The Small Business Coalition was informed Thursday that it has collected the 34,000 valid signatures needed to put this on the ballot.
This is yet another in the ongoing fight between business and labor allies on the City Council over setting public policy.
First, the council was forced to rescind, under threat of a referendum, an action to increase the so-called linkage fee on developers.
The council adopted an ordinance to update the Barrio Logan Community Plan which the voters over turned.
The council then passed the minimum wage ordinance raising it from $9 to $11.50.
Business promptly began a signature drive to have that overturned, and on Thursday, the council was put on notice by Ann Kinner of the Small Business Coalition.
“The citizens of San Diego have had it with the city council hijacking their right to decide what’s right for us, and the city council needs to step back a bit and think about what they’re going come up with next,” said Ann Kinner.
After losing the linkage fee, and Barrio Logan, the council no has ten days to make a decision on the minimum wage, either rescind it or put it on the ballot.
Kinner says when the City Clerk tweeted the signature drive was successful, she did not know whether to be pleased, relieved, or to prepare for the next battle.
“If the city council doesn’t get the message this time, they are really, really dense.

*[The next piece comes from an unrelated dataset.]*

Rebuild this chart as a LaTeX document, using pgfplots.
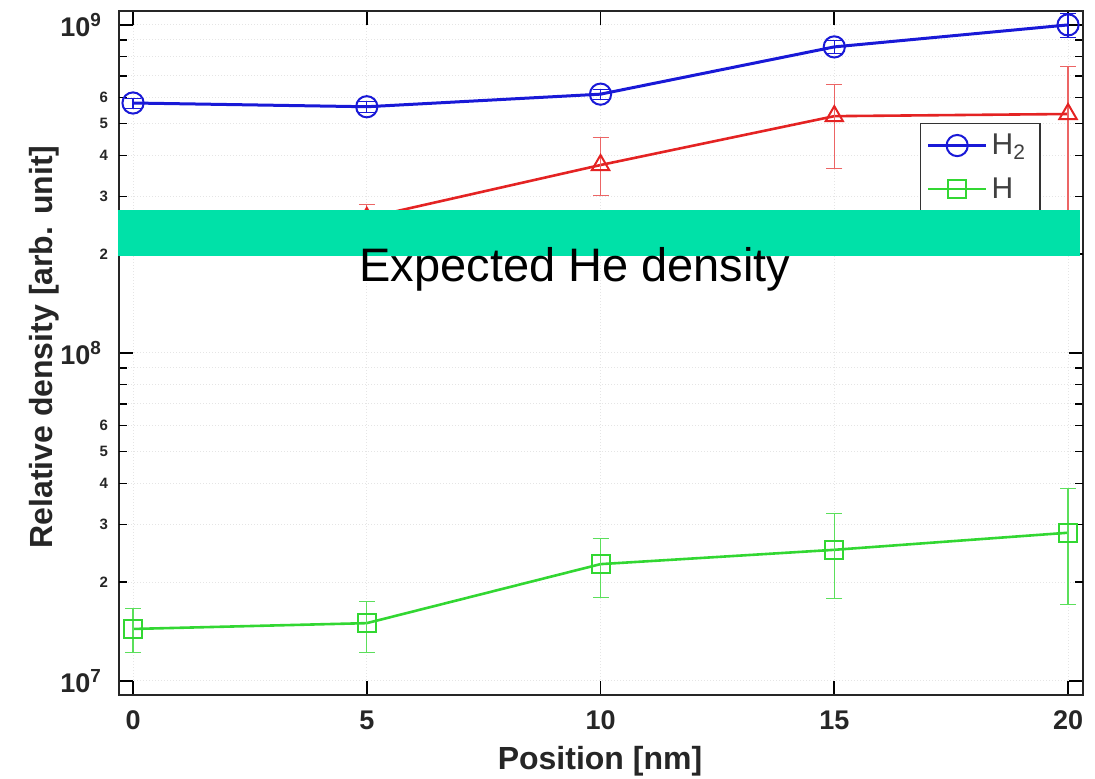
\documentclass[border=0pt]{standalone}
\usepackage{fontspec}
\setmainfont{Liberation Sans}
\usepackage{pgfplots}
\pgfplotsset{compat=1.18}
\definecolor{barcol}{RGB}{0,225,168}
\definecolor{mblue}{RGB}{25,25,215}
\definecolor{mred}{RGB}{228,35,35}
\definecolor{mgreen}{RGB}{50,215,50}
\begin{document}
\begin{tikzpicture}
\path[use as bounding box] (0,0) rectangle (547.5pt,389.5pt);
\begin{axis}[
  at={(59.5pt,42pt)}, anchor=south west,
  scale only axis, width=482pt, height=342pt,
  ymode=log, xmin=-0.3, xmax=20.32, ymin=9.06e6, ymax=1.103e9,
  xtick={0,5,10,15,20}, xticklabels={0,5,10,15,20},
  ytick={1e7,1e8,1e9},
  yticklabels={10\textsuperscript{7},10\textsuperscript{8},10\textsuperscript{9}},
  extra y ticks={2e7,3e7,4e7,5e7,6e7,2e8,3e8,4e8,5e8,6e8},
  extra y tick labels={2,3,4,5,6,2,3,4,5,6},
  extra y tick style={major tick length=4pt,
     yticklabel style={font=\fontsize{7.5}{8}\selectfont\bfseries, xshift=3pt}},
  tick align=inside,
  xtick pos=both, ytick pos=both,
  major tick length=7pt, minor tick length=4pt,
  tick style={black, line width=0.8pt},
  xmajorgrids, ymajorgrids, yminorgrids,
  major grid style={gray!20, line width=0.5pt, densely dotted},
  minor grid style={gray!20, line width=0.5pt, densely dotted},
  axis line style={black!85, line width=1.1pt},
  tick label style={font=\fontsize{13.5}{16}\selectfont\bfseries, text=black!85},
  xticklabel style={yshift=-4.5pt},
  yticklabel style={xshift=-5pt},
  clip=false,
  legend image code/.code={\draw[mark repeat=2, mark phase=2, #1] plot coordinates {(0pt,0pt) (14.5pt,0pt) (29pt,0pt)};},
  legend style={at={(0.831,0.836)}, anchor=north west,
     font=\fontsize{15}{17}\selectfont, text=black!75, draw=black!80, line width=0.6pt,
     row sep=6pt, inner sep=3pt},
  legend cell align=left,
]
\addplot[mblue, line width=1.5pt, mark=o, mark size=5.3pt,
   mark options={solid, line width=1pt, fill=none},
   error bars/.cd, y dir=both, y explicit,
   error bar style={line width=0.6pt}, error mark options={rotate=90, mark size=4pt}]
 coordinates {
 (0,5.78e8) += (0,0.2e8) -= (0,0.2e8)
 (5,5.63e8) += (0,0.2e8) -= (0,0.2e8)
 (10,6.15e8) += (0,0.22e8) -= (0,0.22e8)
 (15,8.57e8) += (0,0.4e8) -= (0,0.4e8)
 (20,1.0e9) += (0,0.085e9) -= (0,0.085e9)
 };
\addlegendentry{H\textsubscript{2}}
\addplot[mgreen, line width=1.3pt, mark=square, mark size=4.5pt,
   mark options={solid, line width=1pt, fill=none},
   error bars/.cd, y dir=both, y explicit,
   error bar style={line width=0.6pt, mgreen!80}, error mark options={rotate=90, mark size=4pt, mgreen!80}]
 coordinates {
 (0,1.44e7) += (0,0.22e7) -= (0,0.215e7)
 (5,1.50e7) += (0,0.25e7) -= (0,0.275e7)
 (10,2.27e7) += (0,0.44e7) -= (0,0.47e7)
 (15,2.51e7) += (0,0.72e7) -= (0,0.72e7)
 (20,2.83e7) += (0,1.02e7) -= (0,1.12e7)
 };
\addlegendentry{H}
\addplot[mred, line width=1.3pt, mark=triangle, mark size=5pt,
   mark options={solid, line width=1pt, fill=none},
   error bars/.cd, y dir=both, y explicit,
   error bar style={line width=0.6pt, mred!70}, error mark options={rotate=90, mark size=4pt, mred!70}]
 coordinates {
 (5,2.58e8) += (0,0.26e8) -= (0,0.25e8)
 (10,3.74e8) += (0,0.81e8) -= (0,0.71e8)
 (15,5.27e8) += (0,1.33e8) -= (0,1.61e8)
 (20,5.35e8) += (0,2.10e8) -= (0,2.8e8)
 };
\addlegendentry{He}
\coordinate (barSW) at (axis cs:-0.32,1.971e8);
\coordinate (barNE) at (axis cs:20.26,2.723e8);
\end{axis}
\fill[barcol] (barSW) rectangle (barNE);
\node[anchor=base, inner sep=0pt, font=\fontsize{23.5}{28}\selectfont] at (287.5pt,248.5pt) {Expected He density};
\node[anchor=base, inner sep=0pt, font=\fontsize{16}{19}\selectfont\bfseries, text=black!85] at (300pt,4.5pt) {Position [nm]};
\node[anchor=base, rotate=90, inner sep=0pt, font=\fontsize{16}{19}\selectfont\bfseries, text=black!85] at (26pt,216pt) {Relative density [arb. unit]};
\end{tikzpicture}
\end{document}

Kind of knew it was coming, I really was confident all the way along that we were going to do it,” said Kinner.
56,000 signatures were turned in, and when the City Clerk reached the 34,000 needed, the counting stopped.
Raise-Up San Diego promoted the wage hike and released this statement:
“When the sick leave-minimum wage law goes into effect, ‘when’ not ‘if,’ it will lift up more than 200,000 San Diegans who are struggling to make ends meet on poverty wages. We’re confident, when faced with the choice, San Diegans will step up and do the right thing.”
Ann Kinner says the wage hike will lift no one from poverty.
The election, if there is one, won’t be until the primary in 2016. The wage increases that were set to start in January have been put on hold after the 2016 election.